Leisure, Discipline and Punishment:
an introduction by the curator
The 6th edition of Contour, Biennial of Moving Image, will take place at four main exhibition venues in Mechelen: the prison, the KV Mechelen stadium, the historical church of Our Lady-across-the-Dyle and the Court of Busleyden.
These venues have been used as a source of inspiration, as a convergence point of ideas on selecting artists and works and for thinking about the exhibition and public space in general. The venues are all in use, functioning as public or semi-public buildings in the urban centre of Mechelen and its surroundings.
Prisons, stadiums, churches and museums are common in most large cities and serve very specific purposes in society. Despite the very different use of these institutions, the common denominator can be boiled down to the rules and regulations that define them. Each building has its participants and its daily, weekly and monthly uses. Within these institutions there are people who implement a set of rules and regulations, which empower some and make others feel powerless. Whether it’s within fan culture, religious ceremonies or among groups of prisoners, social codes and behavioural patterns exist, consisting of songs, rituals and daily routines. As such, these different types of spaces already have a built-in audience.

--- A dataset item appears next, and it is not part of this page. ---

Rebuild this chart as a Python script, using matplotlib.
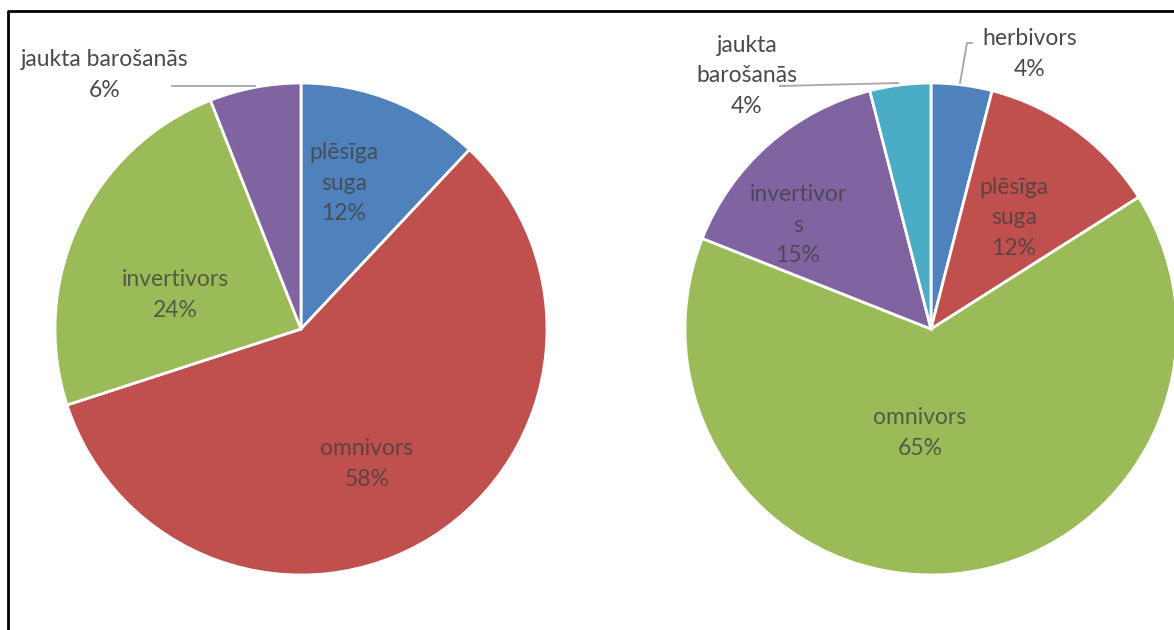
import matplotlib
matplotlib.use("Agg")
import matplotlib.pyplot as plt

# left pie
left_labels = ["plēsīga\nsuga", "omnivors", "invertivors", "jaukta barošanās"]
left_values = [12, 58, 24, 6]
left_colors = ["#4F81BD", "#C0504D", "#9BBB59", "#8064A2"]

# right pie
right_labels = ["herbivors", "plēsīga\nsuga", "omnivors", "invertivor\ns", "jaukta\nbarošanās"]
right_values = [4, 12, 65, 15, 4]
right_colors = ["#4F81BD", "#C0504D", "#9BBB59", "#8064A2", "#4BACC6"]

TEXT = "#404040"
W, H = 1174, 630

fig = plt.figure(figsize=(W / 100, H / 100), dpi=100)
ax = fig.add_axes([0, 0, 1, 1])

font = dict(family=["Lato", "DejaVu Sans"], fontsize=16.5, color=TEXT,
            ha="center", va="center", linespacing=1.55)

# y axis is inverted (pixel coords), so start at -90 and go "counterclock"
# which shows on screen as clockwise from the top
def pie_flipped(values, colors, center):
    wedges, _ = ax.pie(values, colors=colors, center=center, radius=246,
                       startangle=-90, counterclock=True,
                       wedgeprops=dict(edgecolor="white", linewidth=2.0))
    return wedges

pie_flipped(left_values, left_colors, (301, 329))
pie_flipped(right_values, right_colors, (931, 329))
ax.set_xlim(0, W)
ax.set_ylim(H, 0)
ax.set_aspect("equal")
ax.axis("off")

# which labels sit outside the slice
left_outside = [False, False, False, True]
right_outside = [True, False, False, False, True]

# left labels
left_pos = [(344, 183), (367, 464), (175, 295), (105, 75)]
for lab, v, (x, y), out in zip(left_labels, left_values, left_pos, left_outside):
    ax.text(x, y, f"{lab}\n{v}%", alpha=0.95 if out else 0.78, **font)
ax.plot([172, 255], [86, 86], color="#A6A6A6", lw=1.3)

# right labels
right_pos = [(1030, 54), (1014, 218), (920, 433), (798, 225), (747, 76)]
for lab, v, (x, y), out in zip(right_labels, right_values, right_pos, right_outside):
    ax.text(x, y, f"{lab}\n{v}%", alpha=0.95 if out else 0.78, **font)
ax.plot([972, 967, 960], [43, 43, 83], color="#A6A6A6", lw=1.3)
ax.plot([780, 898], [86, 83], color="#A6A6A6", lw=1.3)

# frame lines (left and top)
ax.plot([8, 8, W], [H, 11, 11], color="black", lw=2.0, solid_capstyle="butt")

fig.savefig("out.png", dpi=100)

In this exhibition, the church, the prison and the stadium can be seen as a connected trinity. The three words of the exhibition title, Leisure, Discipline and Punishment, are also connected, but not to any of the specific venues. Rather, the theme Leisure, Discipline and Punishment is an attempt to tap into these institutions, to examine their possibilities, restraints, social function and relations within society. How do institutional buildings affect our daily lives and behaviours? How do you experience these buildings? What do they mean for you?
The majority of the artists have been invited to visit the venues in Mechelen, and with the three words in mind, select, present or produce works that reflect their experiences and thoughts in relation to the subject of the exhibition. Often, the artists have collaborated with and used the venues as partners in their works. Some works appear as investigations of local histories, events and politics in Mechelen, while other works display general narratives and even abstract interpretations of the thoughts behind Leisure, Discipline and Punishment.
I would like to thank the artists, writers and people of Mechelen for their involvement and for making this exhibition possible.